Corporate governance, ethical practices in business and a strong financial control system are the pillars of the sustainability of any organization. Failing in any of these aspects may lead to the demise of the business. This is what happened with many fast growing organizations. The management of fast growing organizations neglects these aspects and ends up ruining the business. To cover up the loopholes, they fudge the accounting data and try to come out of the dark when it is too late. In the end, the world comes to know about the mistakes and list of accounting frauds. This is what happened with One.Tel, an Australian Telecommunication service provider. We will discuss the problems faced by the organization and the possible causes of the problems.

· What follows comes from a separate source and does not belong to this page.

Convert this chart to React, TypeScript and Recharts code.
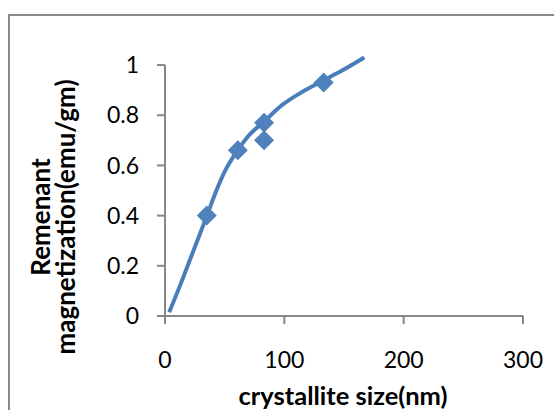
import {
  ComposedChart,
  Line,
  Scatter,
  XAxis,
  YAxis,
  ReferenceLine,
  Label,
} from "recharts";

// measured points (diamonds)
const sizes = [35, 61, 83, 83, 133];
const remanence = [0.4, 0.66, 0.77, 0.7, 0.93];

// fitted curve
const curveSizes = [3.5, 12.5, 21, 35, 42, 50, 61, 70, 83, 98, 115, 132, 148, 167];
const curveRemanence = [
  0.015, 0.12, 0.225, 0.398, 0.487, 0.575, 0.661, 0.718, 0.775, 0.84, 0.893,
  0.937, 0.977, 1.03,
];

const xTicks = [0, 100, 200, 300];
const yTicks = [0, 0.2, 0.4, 0.6, 0.8, 1];

const points = sizes.map((x, i) => ({ x, y: remanence[i] }));
const curve = curveSizes.map((x, i) => ({ x, y: curveRemanence[i] }));

const BLUE = "#4a7ebb";
const AXIS = "#878787";
const FONT = "Lato, 'Open Sans', sans-serif";

const Diamond = (props: any) => {
  const { cx, cy } = props;
  const r = 10;
  return (
    <polygon
      points={`${cx},${cy - r} ${cx + r},${cy} ${cx},${cy + r} ${cx - r},${cy}`}
      fill="#4f81bd"
    />
  );
};

export default function App() {
  return (
    <div style={{ position: "absolute", left: 0, top: 0, width: 554, height: 410, background: "#fff" }}>
      <div
        style={{
          position: "absolute",
          left: 8,
          top: 14,
          width: 560,
          height: 410,
          borderTop: "2px solid #8a8a8a",
          borderLeft: "2px solid #8a8a8a",
        }}
      />
      <div style={{ position: "absolute", left: 0, top: 0 }}>
        <ComposedChart
          width={554}
          height={410}
          margin={{ top: 55, right: 31, bottom: 54, left: 105 }}
          style={{ fontFamily: FONT }}
        >
          <XAxis
            dataKey="x"
            type="number"
            domain={[0, 300]}
            ticks={xTicks}
            height={40}
            stroke={AXIS}
            strokeWidth={2}
            tickSize={8}
            tickMargin={28}
            tick={{ fill: "#000", fontSize: 23 }}
          >
            <Label
              content={() => (
                <text x={343} y={405} textAnchor="middle" fontSize={25.5} fontWeight="bold" fill="#000" fontFamily={FONT}>
                  crystallite size(nm)
                </text>
              )}
            />
          </XAxis>
          <YAxis
            dataKey="y"
            type="number"
            domain={[0, 1.04]}
            ticks={yTicks}
            width={60}
            axisLine={false}
            stroke={AXIS}
            strokeWidth={2}
            tickSize={8}
            tickMargin={18}
            tick={{ fill: "#000", fontSize: 23 }}
          >
            <Label
              content={() => (
                <g fontSize={26} fontWeight="bold" fill="#000" fontFamily={FONT}>
                  <text transform="translate(50,217) rotate(-90)" textAnchor="middle">
                    Remenant
                  </text>
                  <text transform="translate(75,217) rotate(-90)" textAnchor="middle">
                    magnetization(emu/gm)
                  </text>
                </g>
              )}
            />
          </YAxis>
          <ReferenceLine
            segment={[
              { x: 0, y: 0 },
              { x: 0, y: 1 },
            ]}
            stroke={AXIS}
            strokeWidth={2}
          />
          <Line
            data={curve}
            dataKey="y"
            type="monotone"
            stroke={BLUE}
            strokeWidth={4}
            dot={false}
            activeDot={false}
            isAnimationActive={false}
          />
          <Scatter data={points} dataKey="y" shape={Diamond} isAnimationActive={false} />
        </ComposedChart>
      </div>
    </div>
  );
}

ONE.TEL – Downfall of a big corporate
One.Tel Limited (OTL) was incorporated in 1995 with only business of reselling the telephone services of major telecommunication service provider, Optus. The business model was simple and straight forward as it was earning a fixed amount of money by giving a customer to the service provider company. After getting its hand on the industry, OTL decided to enter into the telecommunication industry by providing all the services on its own rather than just reselling it.The beginning was good and it was riding on the super fast growth. It was proving to be a very good decision to its shareholders and general public. But, the focus was more on doing more and more business rather than on doing the business right way. It was in 2000 when the problems started and it became known to public that the big giant is going to fall. The approach was aggressive, but without due diligence (Davies and Aston, 2011). Aggressiveness is good, but it has to be within the boundaries specified by the strong analysis of the situation.